With the automobile industry, the solution lies with electric vehicles and has pledged to make all cars and vans sold to be zero-emission by 2040.

It is not that EVs are 100 percent eco-friendly. Electric cars are only as green as the energy used to manufacture them. Their lithium-ion batteries can be an environmental hazard if disposed of carelessly. Unlike lead-acid batteries, they are tricky to recycle and may explode if disassembled incorrectly. Currently, only 5 percent are recycled. Tesla is stepping up its recycling program.

While EVs look attractive on roads, they have made profound consequences for the global trade in resources like cobalt, graphite, lithium, nickel, and rare-earth elements.

According to energy experts, a typical electric car requires six times the mineral inputs of a conventional oil-powered vehicle.

When it comes to minerals, the planet is already running short of them as many of the best deposits have long since been unearthed and extracted, driving up the prospect of inadequate or hard-to-access supplies of such critical materials.

At present, 58 percent of the world's lithium is derived from Australia, 20 percent from Chile, 11 percent from China, and 6 percent from Argentina.
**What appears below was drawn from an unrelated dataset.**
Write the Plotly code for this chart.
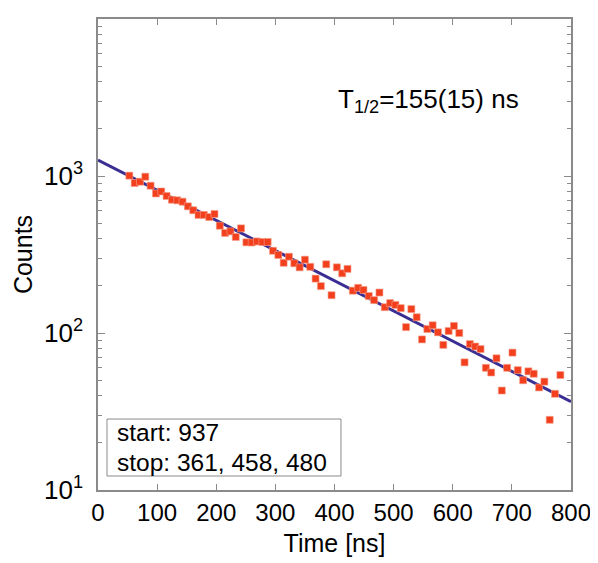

Nearly 70 percent of rare earth elements come from China.

China is not producing significant amounts of cobalt and nickel, but Beijing accounts for 65 percent of the world's processed cobalt, 35 percent of processed nickel, and 60 percent of processed lithium.

To put it plainly, if the West wants to have a green revolution and transform their roads with E-vehicles, they have to keep in mind China and engage economically with the communist nation.

Meanwhile, a few skeptics have questioned the global car culture, which transport people in isolation after massive mining and lengthy production process.